- _Prompt_
Once the pictures are set aside, transcribe the remaining data exactly.

Charts and diagrams as code:
:::
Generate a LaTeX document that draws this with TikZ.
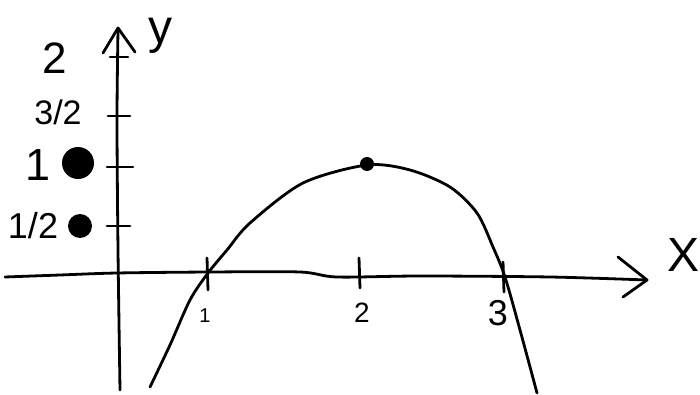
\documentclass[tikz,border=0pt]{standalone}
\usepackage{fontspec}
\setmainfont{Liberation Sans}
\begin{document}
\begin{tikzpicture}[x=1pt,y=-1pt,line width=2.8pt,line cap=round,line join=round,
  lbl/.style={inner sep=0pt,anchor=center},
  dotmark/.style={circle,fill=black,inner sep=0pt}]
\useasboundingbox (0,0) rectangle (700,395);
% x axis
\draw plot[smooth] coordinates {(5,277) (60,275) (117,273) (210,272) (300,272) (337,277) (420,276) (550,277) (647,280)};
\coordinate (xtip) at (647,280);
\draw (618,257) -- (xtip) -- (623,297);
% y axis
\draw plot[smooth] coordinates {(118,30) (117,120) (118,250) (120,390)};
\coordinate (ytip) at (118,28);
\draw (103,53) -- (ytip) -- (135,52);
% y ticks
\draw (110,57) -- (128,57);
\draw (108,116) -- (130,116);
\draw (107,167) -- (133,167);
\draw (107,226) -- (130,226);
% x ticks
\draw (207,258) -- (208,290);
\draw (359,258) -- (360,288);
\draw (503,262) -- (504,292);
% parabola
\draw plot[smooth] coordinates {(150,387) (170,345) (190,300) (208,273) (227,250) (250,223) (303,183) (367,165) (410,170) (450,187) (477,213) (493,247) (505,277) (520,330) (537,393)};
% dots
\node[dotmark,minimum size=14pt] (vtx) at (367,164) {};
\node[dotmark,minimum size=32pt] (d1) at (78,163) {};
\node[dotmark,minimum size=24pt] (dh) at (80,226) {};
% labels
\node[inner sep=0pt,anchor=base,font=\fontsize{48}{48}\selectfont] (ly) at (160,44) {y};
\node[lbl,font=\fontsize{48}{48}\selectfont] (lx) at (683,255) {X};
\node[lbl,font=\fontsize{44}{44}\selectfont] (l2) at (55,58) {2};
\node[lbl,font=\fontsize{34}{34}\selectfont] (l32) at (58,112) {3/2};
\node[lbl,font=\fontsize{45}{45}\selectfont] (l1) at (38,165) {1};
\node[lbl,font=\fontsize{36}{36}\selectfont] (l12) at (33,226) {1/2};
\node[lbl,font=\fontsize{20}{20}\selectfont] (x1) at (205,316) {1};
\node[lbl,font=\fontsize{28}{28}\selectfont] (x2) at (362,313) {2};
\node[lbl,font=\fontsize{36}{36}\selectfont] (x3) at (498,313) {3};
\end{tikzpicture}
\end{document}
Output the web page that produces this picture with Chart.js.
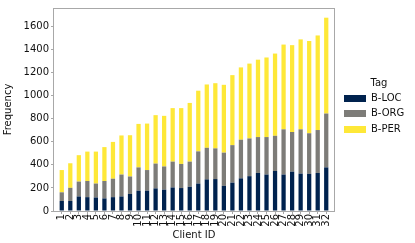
:::
- _Result of the task_
Generate a LaTeX document that draws this with TikZ.
\documentclass[tikz,border=0pt]{standalone}
\usepackage{fontspec}
\setmainfont{Liberation Sans}
\begin{document}
\begin{tikzpicture}[x=1pt,y=-1pt,line width=2.8pt,line cap=round,line join=round,
  lbl/.style={inner sep=0pt,anchor=center},
  dotmark/.style={circle,fill=black,inner sep=0pt}]
\useasboundingbox (0,0) rectangle (700,395);
% x axis
\draw plot[smooth] coordinates {(5,277) (60,275) (117,273) (210,272) (300,272) (337,277) (420,276) (550,277) (647,280)};
\coordinate (xtip) at (647,280);
\draw (618,257) -- (xtip) -- (623,297);
% y axis
\draw plot[smooth] coordinates {(118,30) (117,120) (118,250) (120,390)};
\coordinate (ytip) at (118,28);
\draw (103,53) -- (ytip) -- (135,52);
% y ticks
\draw (110,57) -- (128,57);
\draw (108,116) -- (130,116);
\draw (107,167) -- (133,167);
\draw (107,226) -- (130,226);
% x ticks
\draw (207,258) -- (208,290);
\draw (359,258) -- (360,288);
\draw (503,262) -- (504,292);
% parabola
\draw plot[smooth] coordinates {(150,387) (170,345) (190,300) (208,273) (227,250) (250,223) (303,183) (367,165) (410,170) (450,187) (477,213) (493,247) (505,277) (520,330) (537,393)};
% dots
\node[dotmark,minimum size=14pt] (vtx) at (367,164) {};
\node[dotmark,minimum size=32pt] (d1) at (78,163) {};
\node[dotmark,minimum size=24pt] (dh) at (80,226) {};
% labels
\node[inner sep=0pt,anchor=base,font=\fontsize{48}{48}\selectfont] (ly) at (160,44) {y};
\node[lbl,font=\fontsize{48}{48}\selectfont] (lx) at (683,255) {X};
\node[lbl,font=\fontsize{44}{44}\selectfont] (l2) at (55,58) {2};
\node[lbl,font=\fontsize{34}{34}\selectfont] (l32) at (58,112) {3/2};
\node[lbl,font=\fontsize{45}{45}\selectfont] (l1) at (38,165) {1};
\node[lbl,font=\fontsize{36}{36}\selectfont] (l12) at (33,226) {1/2};
\node[lbl,font=\fontsize{20}{20}\selectfont] (x1) at (205,316) {1};
\node[lbl,font=\fontsize{28}{28}\selectfont] (x2) at (362,313) {2};
\node[lbl,font=\fontsize{36}{36}\selectfont] (x3) at (498,313) {3};
\end{tikzpicture}
\end{document}
Output the web page that produces this picture with Chart.js.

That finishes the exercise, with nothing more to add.